■ What you need to do:
Extract every line below that contains the word "with".

*** Data records

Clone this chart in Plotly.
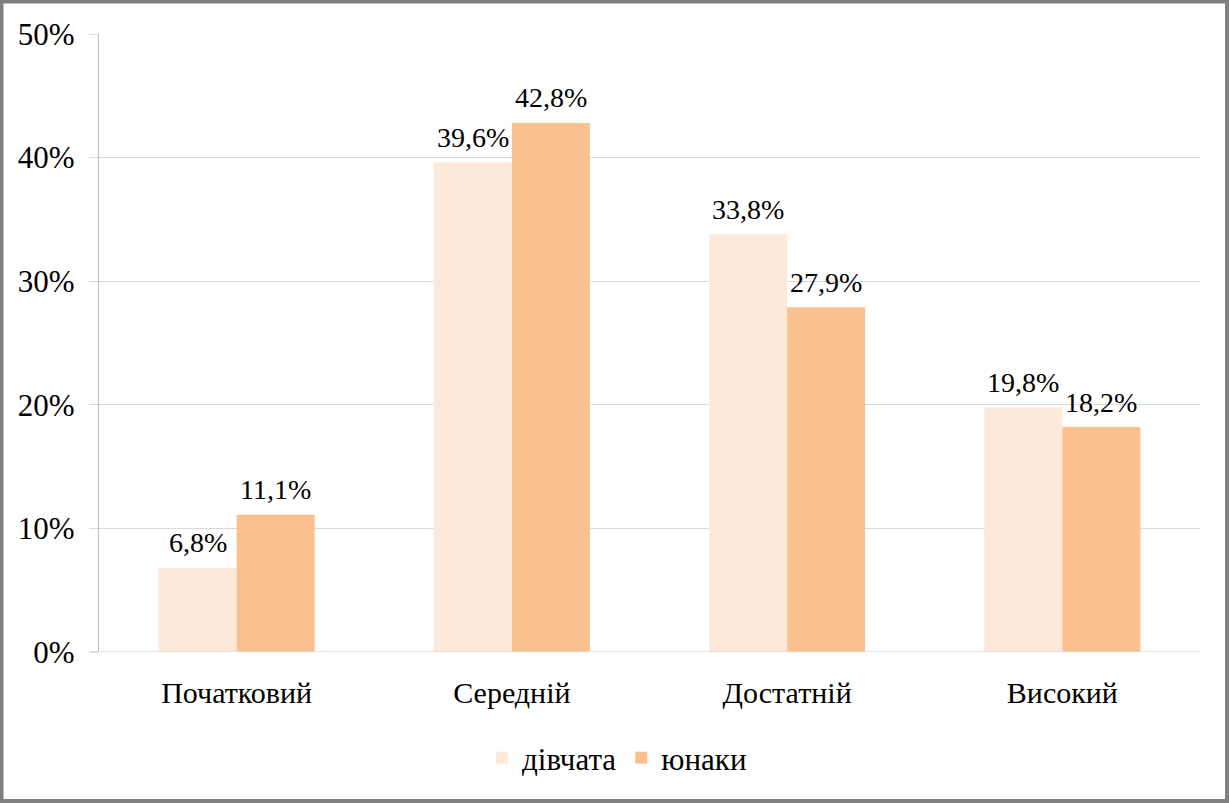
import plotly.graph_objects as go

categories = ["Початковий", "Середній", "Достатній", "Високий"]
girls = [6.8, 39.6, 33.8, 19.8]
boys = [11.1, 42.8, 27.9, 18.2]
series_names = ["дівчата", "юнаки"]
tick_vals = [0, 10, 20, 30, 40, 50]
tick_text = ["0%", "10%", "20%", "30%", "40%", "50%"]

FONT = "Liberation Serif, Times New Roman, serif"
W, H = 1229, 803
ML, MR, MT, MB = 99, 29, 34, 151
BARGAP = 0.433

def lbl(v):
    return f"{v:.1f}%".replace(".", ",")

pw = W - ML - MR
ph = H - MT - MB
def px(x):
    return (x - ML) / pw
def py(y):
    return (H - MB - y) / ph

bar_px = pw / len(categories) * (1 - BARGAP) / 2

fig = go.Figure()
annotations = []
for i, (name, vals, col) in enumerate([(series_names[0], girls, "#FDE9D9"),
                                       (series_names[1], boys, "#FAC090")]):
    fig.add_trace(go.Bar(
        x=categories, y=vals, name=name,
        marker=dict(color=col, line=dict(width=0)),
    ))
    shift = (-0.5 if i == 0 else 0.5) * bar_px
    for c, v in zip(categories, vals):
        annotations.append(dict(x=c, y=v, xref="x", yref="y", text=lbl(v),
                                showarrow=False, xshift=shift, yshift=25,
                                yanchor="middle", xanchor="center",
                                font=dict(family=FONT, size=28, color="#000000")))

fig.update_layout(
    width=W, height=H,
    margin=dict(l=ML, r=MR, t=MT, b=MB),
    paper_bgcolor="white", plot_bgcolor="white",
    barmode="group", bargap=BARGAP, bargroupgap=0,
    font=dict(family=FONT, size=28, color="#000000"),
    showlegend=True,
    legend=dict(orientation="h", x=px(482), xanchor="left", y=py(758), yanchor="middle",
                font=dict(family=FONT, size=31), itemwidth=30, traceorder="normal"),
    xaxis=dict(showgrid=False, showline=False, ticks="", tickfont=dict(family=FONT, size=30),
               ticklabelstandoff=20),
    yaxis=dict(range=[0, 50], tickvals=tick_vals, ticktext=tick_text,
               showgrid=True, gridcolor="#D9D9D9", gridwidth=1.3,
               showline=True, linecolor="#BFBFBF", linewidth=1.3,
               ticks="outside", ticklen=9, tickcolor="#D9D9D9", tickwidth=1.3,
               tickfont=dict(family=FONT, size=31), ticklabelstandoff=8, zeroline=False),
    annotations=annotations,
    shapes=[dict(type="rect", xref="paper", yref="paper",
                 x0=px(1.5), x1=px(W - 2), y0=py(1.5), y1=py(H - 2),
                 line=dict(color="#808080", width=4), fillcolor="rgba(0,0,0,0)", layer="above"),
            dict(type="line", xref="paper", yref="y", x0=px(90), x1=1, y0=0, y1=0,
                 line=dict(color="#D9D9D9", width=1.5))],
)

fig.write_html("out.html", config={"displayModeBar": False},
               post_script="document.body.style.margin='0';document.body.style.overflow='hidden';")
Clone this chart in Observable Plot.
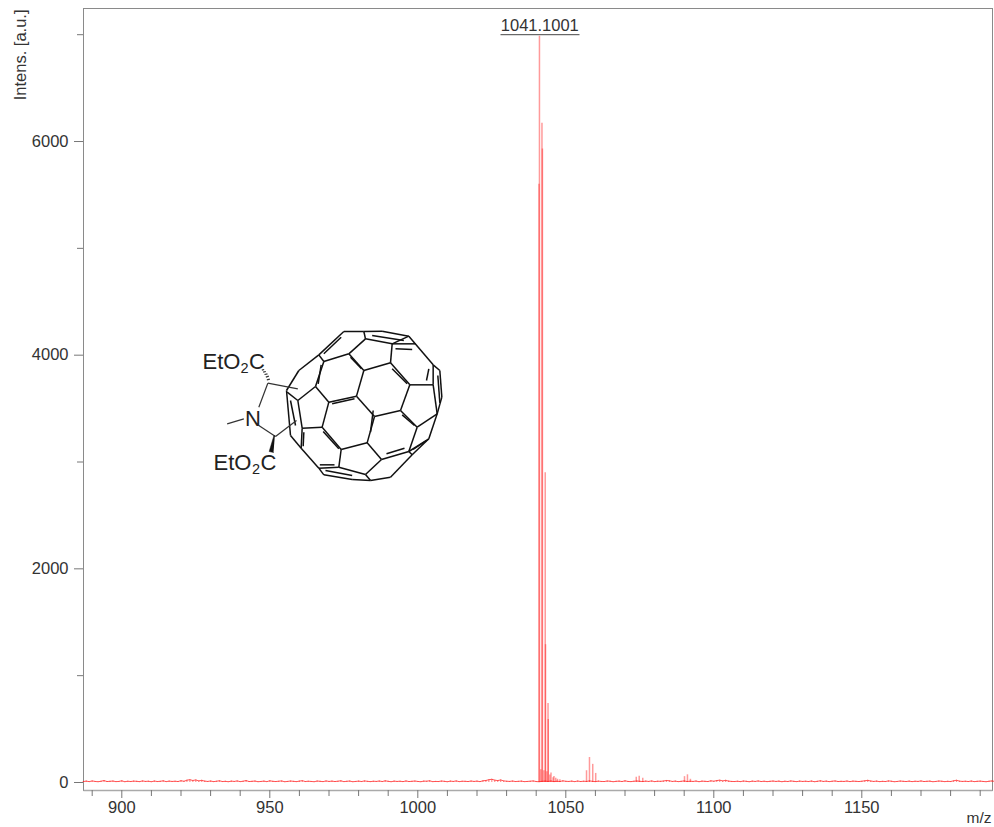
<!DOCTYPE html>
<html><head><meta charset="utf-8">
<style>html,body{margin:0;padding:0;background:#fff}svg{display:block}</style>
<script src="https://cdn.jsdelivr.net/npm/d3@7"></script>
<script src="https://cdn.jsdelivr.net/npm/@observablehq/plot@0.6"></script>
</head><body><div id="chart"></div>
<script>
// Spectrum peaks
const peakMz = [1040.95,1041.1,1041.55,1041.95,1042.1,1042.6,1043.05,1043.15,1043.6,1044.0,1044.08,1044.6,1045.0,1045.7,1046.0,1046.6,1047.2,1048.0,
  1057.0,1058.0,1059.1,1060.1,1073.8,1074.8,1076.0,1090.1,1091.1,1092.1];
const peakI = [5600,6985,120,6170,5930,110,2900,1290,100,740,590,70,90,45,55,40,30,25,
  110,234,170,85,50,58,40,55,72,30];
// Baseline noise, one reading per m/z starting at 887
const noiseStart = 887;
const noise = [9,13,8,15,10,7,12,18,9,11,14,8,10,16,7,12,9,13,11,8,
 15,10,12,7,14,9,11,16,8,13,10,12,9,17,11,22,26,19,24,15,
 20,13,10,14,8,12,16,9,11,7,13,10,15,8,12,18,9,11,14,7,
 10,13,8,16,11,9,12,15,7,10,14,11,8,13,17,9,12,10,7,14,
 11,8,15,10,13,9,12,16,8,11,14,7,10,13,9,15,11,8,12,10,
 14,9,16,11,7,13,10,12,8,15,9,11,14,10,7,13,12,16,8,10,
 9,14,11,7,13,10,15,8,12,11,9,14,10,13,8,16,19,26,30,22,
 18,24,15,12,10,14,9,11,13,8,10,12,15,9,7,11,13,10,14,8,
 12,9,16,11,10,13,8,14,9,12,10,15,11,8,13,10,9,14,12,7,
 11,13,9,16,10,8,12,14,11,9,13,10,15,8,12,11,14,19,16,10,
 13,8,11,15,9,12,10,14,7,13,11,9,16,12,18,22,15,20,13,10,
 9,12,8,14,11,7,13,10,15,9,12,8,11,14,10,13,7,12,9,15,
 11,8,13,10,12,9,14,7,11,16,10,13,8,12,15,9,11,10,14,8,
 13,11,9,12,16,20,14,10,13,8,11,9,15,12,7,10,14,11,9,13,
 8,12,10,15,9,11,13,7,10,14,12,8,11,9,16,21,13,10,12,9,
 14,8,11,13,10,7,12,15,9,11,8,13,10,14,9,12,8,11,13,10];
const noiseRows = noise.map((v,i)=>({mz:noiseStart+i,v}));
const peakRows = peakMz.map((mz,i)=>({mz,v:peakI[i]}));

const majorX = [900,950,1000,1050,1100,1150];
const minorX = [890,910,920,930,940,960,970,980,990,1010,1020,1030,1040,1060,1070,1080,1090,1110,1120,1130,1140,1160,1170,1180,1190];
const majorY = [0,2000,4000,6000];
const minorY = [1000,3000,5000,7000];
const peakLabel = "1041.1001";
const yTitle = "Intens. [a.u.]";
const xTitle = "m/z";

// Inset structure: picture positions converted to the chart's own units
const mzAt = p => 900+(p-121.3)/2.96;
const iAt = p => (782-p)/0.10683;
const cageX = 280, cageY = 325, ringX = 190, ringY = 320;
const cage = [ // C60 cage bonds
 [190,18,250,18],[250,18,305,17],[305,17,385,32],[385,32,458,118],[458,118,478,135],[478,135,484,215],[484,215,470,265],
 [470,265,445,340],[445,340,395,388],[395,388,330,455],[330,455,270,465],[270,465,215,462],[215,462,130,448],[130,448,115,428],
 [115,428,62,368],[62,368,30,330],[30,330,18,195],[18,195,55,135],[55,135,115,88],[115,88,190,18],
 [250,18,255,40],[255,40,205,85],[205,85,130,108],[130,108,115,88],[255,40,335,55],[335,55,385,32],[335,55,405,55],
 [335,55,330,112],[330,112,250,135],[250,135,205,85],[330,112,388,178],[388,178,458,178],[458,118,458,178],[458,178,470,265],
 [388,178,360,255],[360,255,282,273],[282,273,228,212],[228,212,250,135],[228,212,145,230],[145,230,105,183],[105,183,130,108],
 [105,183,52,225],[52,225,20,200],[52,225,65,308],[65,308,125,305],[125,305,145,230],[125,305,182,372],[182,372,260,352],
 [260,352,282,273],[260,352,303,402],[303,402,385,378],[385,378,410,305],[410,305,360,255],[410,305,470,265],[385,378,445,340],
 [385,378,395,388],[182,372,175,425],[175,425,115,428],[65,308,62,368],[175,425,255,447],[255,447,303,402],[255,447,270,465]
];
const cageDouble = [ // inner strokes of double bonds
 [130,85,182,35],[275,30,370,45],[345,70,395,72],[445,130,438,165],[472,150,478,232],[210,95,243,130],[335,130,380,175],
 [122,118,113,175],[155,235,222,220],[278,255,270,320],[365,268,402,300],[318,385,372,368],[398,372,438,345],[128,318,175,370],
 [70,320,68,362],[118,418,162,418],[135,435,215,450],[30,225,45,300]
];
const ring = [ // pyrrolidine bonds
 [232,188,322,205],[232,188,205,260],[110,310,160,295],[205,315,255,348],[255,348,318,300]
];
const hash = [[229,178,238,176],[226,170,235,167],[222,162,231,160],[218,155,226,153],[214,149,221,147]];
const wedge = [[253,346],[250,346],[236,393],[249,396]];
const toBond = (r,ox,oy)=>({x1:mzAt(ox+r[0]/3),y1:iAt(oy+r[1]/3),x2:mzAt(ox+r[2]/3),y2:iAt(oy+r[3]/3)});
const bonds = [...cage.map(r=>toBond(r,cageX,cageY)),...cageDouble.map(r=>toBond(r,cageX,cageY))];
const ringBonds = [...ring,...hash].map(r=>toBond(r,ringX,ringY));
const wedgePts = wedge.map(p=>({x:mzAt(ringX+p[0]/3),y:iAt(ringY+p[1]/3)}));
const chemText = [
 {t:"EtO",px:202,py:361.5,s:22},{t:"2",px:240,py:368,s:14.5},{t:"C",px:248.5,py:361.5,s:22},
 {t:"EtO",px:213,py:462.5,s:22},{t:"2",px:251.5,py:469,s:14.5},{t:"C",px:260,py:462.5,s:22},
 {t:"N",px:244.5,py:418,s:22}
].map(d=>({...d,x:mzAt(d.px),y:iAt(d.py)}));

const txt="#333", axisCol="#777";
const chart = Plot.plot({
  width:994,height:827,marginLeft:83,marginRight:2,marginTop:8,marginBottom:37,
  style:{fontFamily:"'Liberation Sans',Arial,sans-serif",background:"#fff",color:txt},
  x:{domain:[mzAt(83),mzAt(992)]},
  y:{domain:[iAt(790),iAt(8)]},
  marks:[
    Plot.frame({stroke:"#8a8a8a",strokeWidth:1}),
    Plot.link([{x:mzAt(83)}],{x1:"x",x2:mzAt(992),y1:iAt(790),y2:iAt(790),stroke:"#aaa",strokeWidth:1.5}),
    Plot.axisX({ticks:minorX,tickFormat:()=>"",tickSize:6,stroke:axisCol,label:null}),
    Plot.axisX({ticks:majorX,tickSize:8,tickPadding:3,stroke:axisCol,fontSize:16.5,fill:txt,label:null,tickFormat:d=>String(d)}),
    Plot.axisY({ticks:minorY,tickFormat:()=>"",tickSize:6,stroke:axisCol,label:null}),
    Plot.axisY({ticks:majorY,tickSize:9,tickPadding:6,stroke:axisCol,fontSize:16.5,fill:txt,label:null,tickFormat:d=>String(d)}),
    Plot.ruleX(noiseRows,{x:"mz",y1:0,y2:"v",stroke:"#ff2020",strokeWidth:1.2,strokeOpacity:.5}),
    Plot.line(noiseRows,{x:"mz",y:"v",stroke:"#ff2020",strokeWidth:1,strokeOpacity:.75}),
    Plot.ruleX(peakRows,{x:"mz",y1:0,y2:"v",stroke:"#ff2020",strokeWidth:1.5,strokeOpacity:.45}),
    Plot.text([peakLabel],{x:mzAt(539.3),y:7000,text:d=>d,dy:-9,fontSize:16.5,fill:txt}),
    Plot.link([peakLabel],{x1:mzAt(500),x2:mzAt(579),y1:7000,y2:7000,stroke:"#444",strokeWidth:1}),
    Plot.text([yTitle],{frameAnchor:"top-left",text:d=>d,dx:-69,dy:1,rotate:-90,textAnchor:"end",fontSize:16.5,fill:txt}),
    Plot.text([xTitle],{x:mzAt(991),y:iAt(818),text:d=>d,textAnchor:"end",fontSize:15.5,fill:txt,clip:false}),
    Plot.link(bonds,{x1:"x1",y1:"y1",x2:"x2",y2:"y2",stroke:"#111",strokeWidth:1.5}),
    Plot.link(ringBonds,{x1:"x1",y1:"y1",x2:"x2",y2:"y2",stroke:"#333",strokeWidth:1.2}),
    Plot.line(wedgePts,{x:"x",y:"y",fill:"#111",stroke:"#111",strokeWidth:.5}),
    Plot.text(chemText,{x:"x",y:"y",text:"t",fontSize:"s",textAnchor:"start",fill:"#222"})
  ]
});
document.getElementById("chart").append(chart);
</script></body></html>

******
*** Data records

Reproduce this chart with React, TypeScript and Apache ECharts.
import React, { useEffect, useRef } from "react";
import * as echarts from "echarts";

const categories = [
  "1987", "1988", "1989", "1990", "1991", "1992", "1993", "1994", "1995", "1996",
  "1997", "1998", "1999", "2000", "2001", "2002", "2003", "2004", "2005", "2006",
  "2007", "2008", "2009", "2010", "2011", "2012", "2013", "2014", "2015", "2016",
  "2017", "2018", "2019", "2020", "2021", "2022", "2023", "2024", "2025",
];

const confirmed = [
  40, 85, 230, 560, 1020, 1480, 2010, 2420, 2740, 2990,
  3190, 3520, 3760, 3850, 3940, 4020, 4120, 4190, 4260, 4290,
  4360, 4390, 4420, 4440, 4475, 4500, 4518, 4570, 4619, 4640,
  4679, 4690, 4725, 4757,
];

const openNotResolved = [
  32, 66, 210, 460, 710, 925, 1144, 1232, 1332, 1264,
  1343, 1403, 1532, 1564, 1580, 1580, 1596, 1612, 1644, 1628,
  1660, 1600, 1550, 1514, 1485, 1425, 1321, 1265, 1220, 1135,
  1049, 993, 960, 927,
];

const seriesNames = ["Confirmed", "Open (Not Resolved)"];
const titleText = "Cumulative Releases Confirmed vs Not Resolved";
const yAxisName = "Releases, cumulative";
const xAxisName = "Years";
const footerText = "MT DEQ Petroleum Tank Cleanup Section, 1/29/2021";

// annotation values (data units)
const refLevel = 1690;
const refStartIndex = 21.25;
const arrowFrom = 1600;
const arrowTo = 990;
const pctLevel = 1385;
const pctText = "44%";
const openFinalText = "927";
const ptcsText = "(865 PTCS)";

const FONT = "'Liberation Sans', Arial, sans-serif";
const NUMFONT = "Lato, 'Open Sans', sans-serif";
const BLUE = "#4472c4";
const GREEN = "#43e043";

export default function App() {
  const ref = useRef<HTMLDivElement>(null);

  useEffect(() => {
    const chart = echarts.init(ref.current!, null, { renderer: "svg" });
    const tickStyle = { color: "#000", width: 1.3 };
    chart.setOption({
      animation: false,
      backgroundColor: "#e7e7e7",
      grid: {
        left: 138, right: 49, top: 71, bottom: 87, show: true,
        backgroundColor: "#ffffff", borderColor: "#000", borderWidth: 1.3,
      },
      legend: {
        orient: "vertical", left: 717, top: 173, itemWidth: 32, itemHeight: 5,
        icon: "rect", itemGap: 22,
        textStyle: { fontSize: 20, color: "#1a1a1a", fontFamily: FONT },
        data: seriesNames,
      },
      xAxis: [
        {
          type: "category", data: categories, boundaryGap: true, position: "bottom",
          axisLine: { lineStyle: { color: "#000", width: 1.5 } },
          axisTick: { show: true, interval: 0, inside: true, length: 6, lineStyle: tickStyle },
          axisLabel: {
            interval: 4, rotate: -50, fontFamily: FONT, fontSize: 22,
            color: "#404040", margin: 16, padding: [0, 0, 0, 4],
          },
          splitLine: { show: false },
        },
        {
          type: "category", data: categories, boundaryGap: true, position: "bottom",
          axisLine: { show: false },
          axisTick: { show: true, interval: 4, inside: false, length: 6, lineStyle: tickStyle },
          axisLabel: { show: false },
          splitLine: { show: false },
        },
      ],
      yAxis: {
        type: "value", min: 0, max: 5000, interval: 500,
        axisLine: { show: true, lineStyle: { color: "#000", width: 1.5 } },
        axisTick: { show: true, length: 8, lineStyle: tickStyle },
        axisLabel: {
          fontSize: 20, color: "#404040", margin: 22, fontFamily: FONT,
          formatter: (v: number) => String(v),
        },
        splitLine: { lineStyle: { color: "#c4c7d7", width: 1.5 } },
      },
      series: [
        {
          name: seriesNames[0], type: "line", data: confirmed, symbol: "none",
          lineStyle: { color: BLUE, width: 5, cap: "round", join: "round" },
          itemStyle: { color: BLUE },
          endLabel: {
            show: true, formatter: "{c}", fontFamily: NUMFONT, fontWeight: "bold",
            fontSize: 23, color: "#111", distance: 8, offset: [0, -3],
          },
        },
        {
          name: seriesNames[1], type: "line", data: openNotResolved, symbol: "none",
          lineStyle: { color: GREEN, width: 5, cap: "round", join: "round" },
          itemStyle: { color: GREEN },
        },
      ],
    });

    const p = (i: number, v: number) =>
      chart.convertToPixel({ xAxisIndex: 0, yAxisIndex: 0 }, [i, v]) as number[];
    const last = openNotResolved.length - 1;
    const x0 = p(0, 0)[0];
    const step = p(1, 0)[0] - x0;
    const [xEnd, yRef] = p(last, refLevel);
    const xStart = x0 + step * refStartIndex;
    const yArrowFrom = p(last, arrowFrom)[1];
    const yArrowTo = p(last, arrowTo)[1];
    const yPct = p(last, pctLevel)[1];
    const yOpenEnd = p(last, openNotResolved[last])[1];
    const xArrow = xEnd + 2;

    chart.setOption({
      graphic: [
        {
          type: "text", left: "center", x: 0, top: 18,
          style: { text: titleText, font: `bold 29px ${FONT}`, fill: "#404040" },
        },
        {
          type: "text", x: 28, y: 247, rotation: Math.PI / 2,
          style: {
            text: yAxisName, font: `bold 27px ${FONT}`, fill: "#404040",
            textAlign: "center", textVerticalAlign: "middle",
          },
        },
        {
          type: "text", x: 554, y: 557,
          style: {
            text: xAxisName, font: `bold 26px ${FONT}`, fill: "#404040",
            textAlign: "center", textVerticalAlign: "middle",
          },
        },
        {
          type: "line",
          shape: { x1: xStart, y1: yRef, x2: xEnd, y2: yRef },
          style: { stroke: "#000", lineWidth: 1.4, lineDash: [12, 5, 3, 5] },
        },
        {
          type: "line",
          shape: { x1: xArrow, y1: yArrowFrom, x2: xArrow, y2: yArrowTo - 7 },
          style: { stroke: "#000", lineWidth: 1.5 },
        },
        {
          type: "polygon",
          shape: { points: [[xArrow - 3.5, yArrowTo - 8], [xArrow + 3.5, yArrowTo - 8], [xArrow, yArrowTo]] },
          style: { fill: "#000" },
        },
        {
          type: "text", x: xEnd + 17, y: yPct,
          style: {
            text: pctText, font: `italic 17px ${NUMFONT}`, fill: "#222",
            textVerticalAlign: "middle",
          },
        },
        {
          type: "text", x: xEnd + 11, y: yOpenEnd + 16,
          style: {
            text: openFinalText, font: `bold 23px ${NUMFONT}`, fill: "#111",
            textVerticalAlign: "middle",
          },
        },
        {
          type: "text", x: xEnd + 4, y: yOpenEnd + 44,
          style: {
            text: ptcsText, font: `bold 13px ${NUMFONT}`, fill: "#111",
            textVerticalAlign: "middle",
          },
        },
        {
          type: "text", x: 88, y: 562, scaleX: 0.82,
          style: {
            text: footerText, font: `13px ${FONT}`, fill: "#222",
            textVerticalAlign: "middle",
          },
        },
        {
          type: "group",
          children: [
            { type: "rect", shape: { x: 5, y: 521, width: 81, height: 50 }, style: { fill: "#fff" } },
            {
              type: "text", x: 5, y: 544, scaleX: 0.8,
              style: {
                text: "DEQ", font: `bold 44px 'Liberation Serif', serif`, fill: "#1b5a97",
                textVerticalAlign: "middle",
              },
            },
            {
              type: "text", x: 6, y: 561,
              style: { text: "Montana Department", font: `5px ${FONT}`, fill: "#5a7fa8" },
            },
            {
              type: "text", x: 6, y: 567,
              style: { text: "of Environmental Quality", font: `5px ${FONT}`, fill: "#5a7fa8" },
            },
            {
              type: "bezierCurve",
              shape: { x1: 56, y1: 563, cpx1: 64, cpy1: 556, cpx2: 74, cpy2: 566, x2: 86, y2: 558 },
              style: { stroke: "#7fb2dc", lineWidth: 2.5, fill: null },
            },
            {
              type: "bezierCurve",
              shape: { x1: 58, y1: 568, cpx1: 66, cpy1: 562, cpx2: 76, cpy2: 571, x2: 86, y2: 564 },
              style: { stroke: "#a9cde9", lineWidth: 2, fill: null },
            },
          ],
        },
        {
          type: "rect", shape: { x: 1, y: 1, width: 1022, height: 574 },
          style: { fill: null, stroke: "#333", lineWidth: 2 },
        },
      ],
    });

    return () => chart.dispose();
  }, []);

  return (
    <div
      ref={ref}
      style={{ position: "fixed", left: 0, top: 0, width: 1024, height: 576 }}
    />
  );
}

******
*** Data records

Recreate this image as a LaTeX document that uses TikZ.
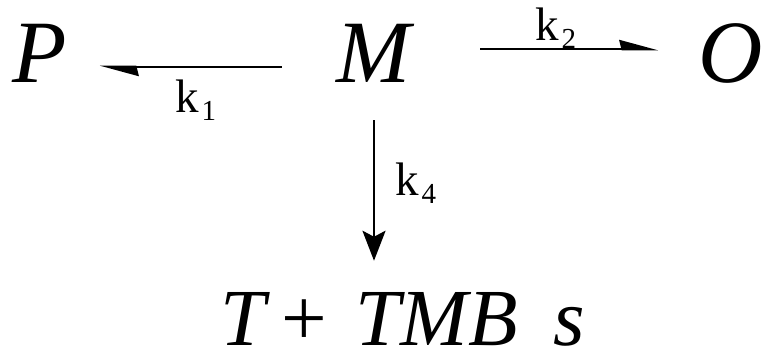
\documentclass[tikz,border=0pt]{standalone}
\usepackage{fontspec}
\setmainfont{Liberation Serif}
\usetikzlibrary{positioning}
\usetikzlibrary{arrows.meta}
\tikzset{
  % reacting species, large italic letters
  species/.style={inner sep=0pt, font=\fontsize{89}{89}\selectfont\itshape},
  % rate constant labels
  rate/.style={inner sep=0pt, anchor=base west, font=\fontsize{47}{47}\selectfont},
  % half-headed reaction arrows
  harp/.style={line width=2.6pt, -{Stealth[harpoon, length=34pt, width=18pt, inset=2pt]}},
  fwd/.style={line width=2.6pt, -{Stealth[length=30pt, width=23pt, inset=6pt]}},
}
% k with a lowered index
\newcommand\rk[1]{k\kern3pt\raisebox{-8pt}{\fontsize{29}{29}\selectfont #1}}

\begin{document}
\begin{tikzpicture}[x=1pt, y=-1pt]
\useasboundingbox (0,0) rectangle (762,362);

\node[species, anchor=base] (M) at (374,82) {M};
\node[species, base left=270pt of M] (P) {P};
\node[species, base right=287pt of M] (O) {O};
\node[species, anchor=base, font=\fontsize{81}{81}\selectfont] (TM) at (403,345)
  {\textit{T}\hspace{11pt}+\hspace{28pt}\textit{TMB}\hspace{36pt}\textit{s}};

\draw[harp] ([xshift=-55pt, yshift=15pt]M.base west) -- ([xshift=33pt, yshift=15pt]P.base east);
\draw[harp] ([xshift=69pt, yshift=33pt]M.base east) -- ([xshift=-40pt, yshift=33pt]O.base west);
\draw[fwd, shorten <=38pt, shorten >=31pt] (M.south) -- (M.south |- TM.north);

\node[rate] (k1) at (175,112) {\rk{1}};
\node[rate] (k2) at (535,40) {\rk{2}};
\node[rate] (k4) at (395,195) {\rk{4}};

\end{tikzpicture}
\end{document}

******

■ Task result:
Reproduce this chart with React, TypeScript and Apache ECharts.
% k with a lowered index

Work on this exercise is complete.